> **Given data**:
_ _ _ _

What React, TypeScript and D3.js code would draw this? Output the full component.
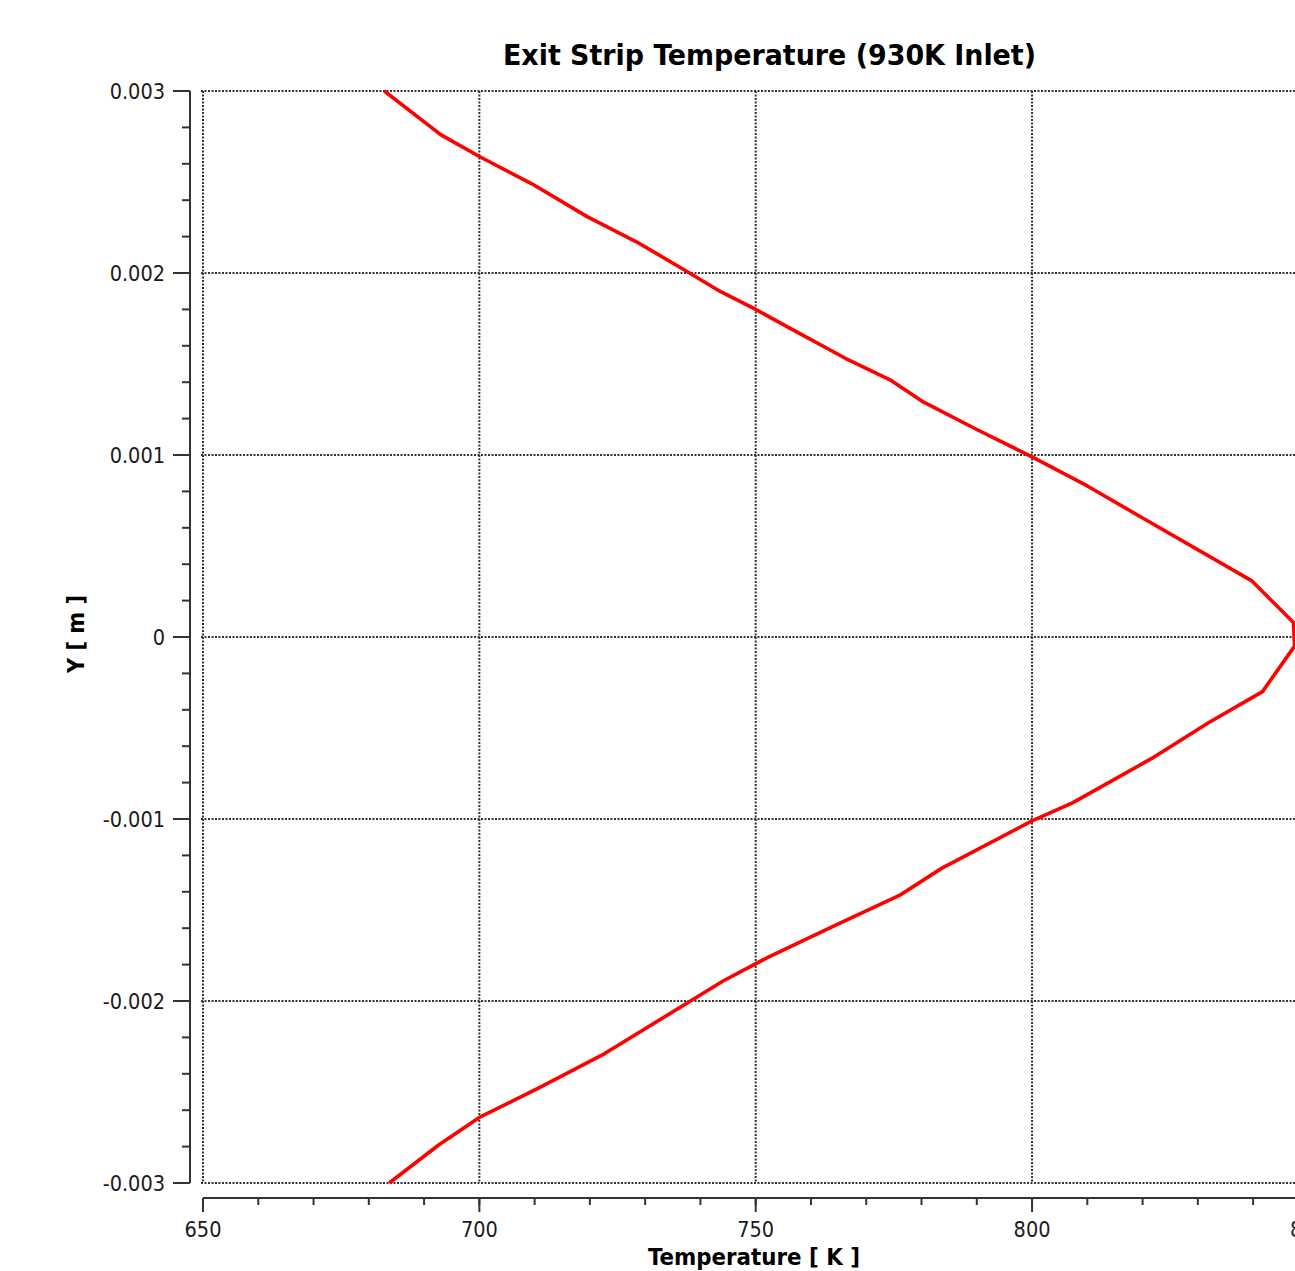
import React, { useEffect, useRef } from "react";
import * as d3 from "d3";

// temperature profile across the strip at exit (top to bottom)
const temperature = [
  682.8, 693.0, 700.0, 709.5, 719.5, 728.5, 737.5, 743.5, 750.0, 756.0,
  766.3, 774.5, 780.4, 790.0, 800.0, 810.0, 820.8, 839.7, 847.3, 847.5,
  841.7, 832.0, 821.5, 807.4, 800.0, 783.7, 776.0, 764.0, 752.2, 744.1,
  738.2, 722.6, 710.6, 700.0, 692.7, 683.7,
];
const yPos = [
  0.003, 0.00276, 0.00264, 0.00249, 0.00231, 0.00217, 0.00201, 0.0019, 0.0018, 0.0017,
  0.00153, 0.00141, 0.00129, 0.00114, 0.00099, 0.00083, 0.00064, 0.00031, 0.00008, -0.00005,
  -0.0003, -0.00047, -0.00067, -0.00091, -0.00101, -0.00127, -0.00142, -0.00159, -0.00176, -0.00189,
  -0.002, -0.00229, -0.00248, -0.00264, -0.00279, -0.003,
];

const xTicks = [650, 700, 750, 800, 850];
const yTicks = [-0.003, -0.002, -0.001, 0, 0.001, 0.002, 0.003];
const yTickLabels = ["-0.003", "-0.002", "-0.001", "0", "0.001", "0.002", "0.003"];

const title = "Exit Strip Temperature (930K Inlet)";
const xTitle = "Temperature [ K ]";
const yTitle = "Y [ m ]";

const W = 1295;
const H = 1271;
const FONT = "'DejaVu Sans Condensed', 'DejaVu Sans', sans-serif";

export default function App() {
  const ref = useRef<SVGSVGElement>(null);

  useEffect(() => {
    const svg = d3.select(ref.current);
    svg.selectAll("*").remove();

    const x = d3.scaleLinear().domain([650, 850]).range([203, 1308.4]);
    const y = d3.scaleLinear().domain([-0.003, 0.003]).range([1183, 91]);
    const yAxisX = 190;
    const xAxisY = 1198;

    // dotted grid
    const grid = svg.append("g")
      .attr("stroke", "#333")
      .attr("stroke-width", 2)
      .attr("stroke-dasharray", "2 1.5");
    grid.selectAll("line.v")
      .data(xTicks)
      .enter().append("line")
      .attr("x1", d => x(d)).attr("x2", d => x(d))
      .attr("y1", y(0.003)).attr("y2", y(-0.003));
    grid.selectAll("line.h")
      .data(yTicks)
      .enter().append("line")
      .attr("x1", x(650) - 2).attr("x2", x(850))
      .attr("y1", d => y(d)).attr("y2", d => y(d));

    // y axis
    const yMinor = d3.range(-0.003, 0.003 + 1e-9, 0.0002);
    const ya = svg.append("g").attr("stroke", "#333").attr("stroke-width", 2);
    ya.append("line")
      .attr("x1", yAxisX).attr("x2", yAxisX)
      .attr("y1", y(0.003)).attr("y2", y(-0.003));
    ya.selectAll("line.minor")
      .data(yMinor)
      .enter().append("line")
      .attr("x1", yAxisX - 8).attr("x2", yAxisX)
      .attr("y1", d => y(d)).attr("y2", d => y(d));
    ya.selectAll("line.major")
      .data(yTicks)
      .enter().append("line")
      .attr("x1", yAxisX - 17).attr("x2", yAxisX)
      .attr("y1", d => y(d)).attr("y2", d => y(d));
    svg.append("g").selectAll("text")
      .data(yTicks)
      .enter().append("text")
      .attr("x", 165)
      .attr("y", d => y(d))
      .attr("dy", "0.36em")
      .attr("text-anchor", "end")
      .attr("font-family", FONT)
      .attr("font-size", 21.5)
      .attr("fill", "#1a1a1a")
      .text((d, i) => yTickLabels[i]);

    // x axis
    const xMinor = d3.range(650, 851, 10);
    const xa = svg.append("g").attr("stroke", "#333").attr("stroke-width", 2);
    xa.append("line")
      .attr("x1", x(650)).attr("x2", x(850))
      .attr("y1", xAxisY).attr("y2", xAxisY);
    xa.selectAll("line.minor")
      .data(xMinor)
      .enter().append("line")
      .attr("x1", d => x(d)).attr("x2", d => x(d))
      .attr("y1", xAxisY).attr("y2", xAxisY + 7);
    xa.selectAll("line.major")
      .data(xTicks)
      .enter().append("line")
      .attr("x1", d => x(d)).attr("x2", d => x(d))
      .attr("y1", xAxisY).attr("y2", xAxisY + 14);
    svg.append("g").selectAll("text")
      .data(xTicks)
      .enter().append("text")
      .attr("x", d => x(d))
      .attr("y", 1237)
      .attr("text-anchor", "middle")
      .attr("font-family", FONT)
      .attr("font-size", 21.5)
      .attr("fill", "#1a1a1a")
      .text(d => String(d));

    // curve
    const pts = temperature.map((t, i) => [t, yPos[i]] as [number, number]);
    svg.append("path")
      .datum(pts)
      .attr("fill", "none")
      .attr("stroke", "#ff0000")
      .attr("stroke-width", 3.6)
      .attr("stroke-linejoin", "round")
      .attr("d", d3.line<[number, number]>().x(d => x(d[0])).y(d => y(d[1])));

    // titles
    svg.append("text")
      .attr("x", 769.5).attr("y", 65)
      .attr("text-anchor", "middle")
      .attr("font-family", FONT)
      .attr("font-weight", "bold")
      .attr("font-size", 28)
      .attr("textLength", 533)
      .attr("lengthAdjust", "spacingAndGlyphs")
      .attr("fill", "#000")
      .text(title);
    svg.append("text")
      .attr("x", 754).attr("y", 1265)
      .attr("text-anchor", "middle")
      .attr("font-family", FONT)
      .attr("font-weight", "bold")
      .attr("font-size", 23)
      .attr("textLength", 212)
      .attr("lengthAdjust", "spacingAndGlyphs")
      .attr("fill", "#000")
      .text(xTitle);
    svg.append("text")
      .attr("transform", "translate(84,634) rotate(-90)")
      .attr("text-anchor", "middle")
      .attr("font-family", FONT)
      .attr("font-weight", "bold")
      .attr("font-size", 23)
      .attr("textLength", 78)
      .attr("lengthAdjust", "spacingAndGlyphs")
      .attr("fill", "#000")
      .text(yTitle);
  }, []);

  return (
    <svg
      ref={ref}
      width={W}
      height={H}
      style={{ position: "absolute", left: 0, top: 0, background: "#fff" }}
    />
  );
}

_ _ _ _

> **What you will do**: Write out the listing above exactly as it stands, pictures excluded.

> **Response for this exercise**:
What React, TypeScript and D3.js code would draw this? Output the full component.
import React, { useEffect, useRef } from "react";
import * as d3 from "d3";

// temperature profile across the strip at exit (top to bottom)
const temperature = [
  682.8, 693.0, 700.0, 709.5, 719.5, 728.5, 737.5, 743.5, 750.0, 756.0,
  766.3, 774.5, 780.4, 790.0, 800.0, 810.0, 820.8, 839.7, 847.3, 847.5,
  841.7, 832.0, 821.5, 807.4, 800.0, 783.7, 776.0, 764.0, 752.2, 744.1,
  738.2, 722.6, 710.6, 700.0, 692.7, 683.7,
];
const yPos = [
  0.003, 0.00276, 0.00264, 0.00249, 0.00231, 0.00217, 0.00201, 0.0019, 0.0018, 0.0017,
  0.00153, 0.00141, 0.00129, 0.00114, 0.00099, 0.00083, 0.00064, 0.00031, 0.00008, -0.00005,
  -0.0003, -0.00047, -0.00067, -0.00091, -0.00101, -0.00127, -0.00142, -0.00159, -0.00176, -0.00189,
  -0.002, -0.00229, -0.00248, -0.00264, -0.00279, -0.003,
];

const xTicks = [650, 700, 750, 800, 850];
const yTicks = [-0.003, -0.002, -0.001, 0, 0.001, 0.002, 0.003];
const yTickLabels = ["-0.003", "-0.002", "-0.001", "0", "0.001", "0.002", "0.003"];

const title = "Exit Strip Temperature (930K Inlet)";
const xTitle = "Temperature [ K ]";
const yTitle = "Y [ m ]";

const W = 1295;
const H = 1271;
const FONT = "'DejaVu Sans Condensed', 'DejaVu Sans', sans-serif";

export default function App() {
  const ref = useRef<SVGSVGElement>(null);

  useEffect(() => {
    const svg = d3.select(ref.current);
    svg.selectAll("*").remove();

    const x = d3.scaleLinear().domain([650, 850]).range([203, 1308.4]);
    const y = d3.scaleLinear().domain([-0.003, 0.003]).range([1183, 91]);
    const yAxisX = 190;
    const xAxisY = 1198;

    // dotted grid
    const grid = svg.append("g")
      .attr("stroke", "#333")
      .attr("stroke-width", 2)
      .attr("stroke-dasharray", "2 1.5");
    grid.selectAll("line.v")
      .data(xTicks)
      .enter().append("line")
      .attr("x1", d => x(d)).attr("x2", d => x(d))
      .attr("y1", y(0.003)).attr("y2", y(-0.003));
    grid.selectAll("line.h")
      .data(yTicks)
      .enter().append("line")
      .attr("x1", x(650) - 2).attr("x2", x(850))
      .attr("y1", d => y(d)).attr("y2", d => y(d));

    // y axis
    const yMinor = d3.range(-0.003, 0.003 + 1e-9, 0.0002);
    const ya = svg.append("g").attr("stroke", "#333").attr("stroke-width", 2);
    ya.append("line")
      .attr("x1", yAxisX).attr("x2", yAxisX)
      .attr("y1", y(0.003)).attr("y2", y(-0.003));
    ya.selectAll("line.minor")
      .data(yMinor)
      .enter().append("line")
      .attr("x1", yAxisX - 8).attr("x2", yAxisX)
      .attr("y1", d => y(d)).attr("y2", d => y(d));
    ya.selectAll("line.major")
      .data(yTicks)
      .enter().append("line")
      .attr("x1", yAxisX - 17).attr("x2", yAxisX)
      .attr("y1", d => y(d)).attr("y2", d => y(d));
    svg.append("g").selectAll("text")
      .data(yTicks)
      .enter().append("text")
      .attr("x", 165)
      .attr("y", d => y(d))
      .attr("dy", "0.36em")
      .attr("text-anchor", "end")
      .attr("font-family", FONT)
      .attr("font-size", 21.5)
      .attr("fill", "#1a1a1a")
      .text((d, i) => yTickLabels[i]);

    // x axis
    const xMinor = d3.range(650, 851, 10);
    const xa = svg.append("g").attr("stroke", "#333").attr("stroke-width", 2);
    xa.append("line")
      .attr("x1", x(650)).attr("x2", x(850))
      .attr("y1", xAxisY).attr("y2", xAxisY);
    xa.selectAll("line.minor")
      .data(xMinor)
      .enter().append("line")
      .attr("x1", d => x(d)).attr("x2", d => x(d))
      .attr("y1", xAxisY).attr("y2", xAxisY + 7);
    xa.selectAll("line.major")
      .data(xTicks)
      .enter().append("line")
      .attr("x1", d => x(d)).attr("x2", d => x(d))
      .attr("y1", xAxisY).attr("y2", xAxisY + 14);
    svg.append("g").selectAll("text")
      .data(xTicks)
      .enter().append("text")
      .attr("x", d => x(d))
      .attr("y", 1237)
      .attr("text-anchor", "middle")
      .attr("font-family", FONT)
      .attr("font-size", 21.5)
      .attr("fill", "#1a1a1a")
      .text(d => String(d));

    // curve
    const pts = temperature.map((t, i) => [t, yPos[i]] as [number, number]);
    svg.append("path")
      .datum(pts)
      .attr("fill", "none")
      .attr("stroke", "#ff0000")
      .attr("stroke-width", 3.6)
      .attr("stroke-linejoin", "round")
      .attr("d", d3.line<[number, number]>().x(d => x(d[0])).y(d => y(d[1])));

    // titles
    svg.append("text")
      .attr("x", 769.5).attr("y", 65)
      .attr("text-anchor", "middle")
      .attr("font-family", FONT)
      .attr("font-weight", "bold")
      .attr("font-size", 28)
      .attr("textLength", 533)
      .attr("lengthAdjust", "spacingAndGlyphs")
      .attr("fill", "#000")
      .text(title);
    svg.append("text")
      .attr("x", 754).attr("y", 1265)
      .attr("text-anchor", "middle")
      .attr("font-family", FONT)
      .attr("font-weight", "bold")
      .attr("font-size", 23)
      .attr("textLength", 212)
      .attr("lengthAdjust", "spacingAndGlyphs")
      .attr("fill", "#000")
      .text(xTitle);
    svg.append("text")
      .attr("transform", "translate(84,634) rotate(-90)")
      .attr("text-anchor", "middle")
      .attr("font-family", FONT)
      .attr("font-weight", "bold")
      .attr("font-size", 23)
      .attr("textLength", 78)
      .attr("lengthAdjust", "spacingAndGlyphs")
      .attr("fill", "#000")
      .text(yTitle);
  }, []);

  return (
    <svg
      ref={ref}
      width={W}
      height={H}
      style={{ position: "absolute", left: 0, top: 0, background: "#fff" }}
    />
  );
}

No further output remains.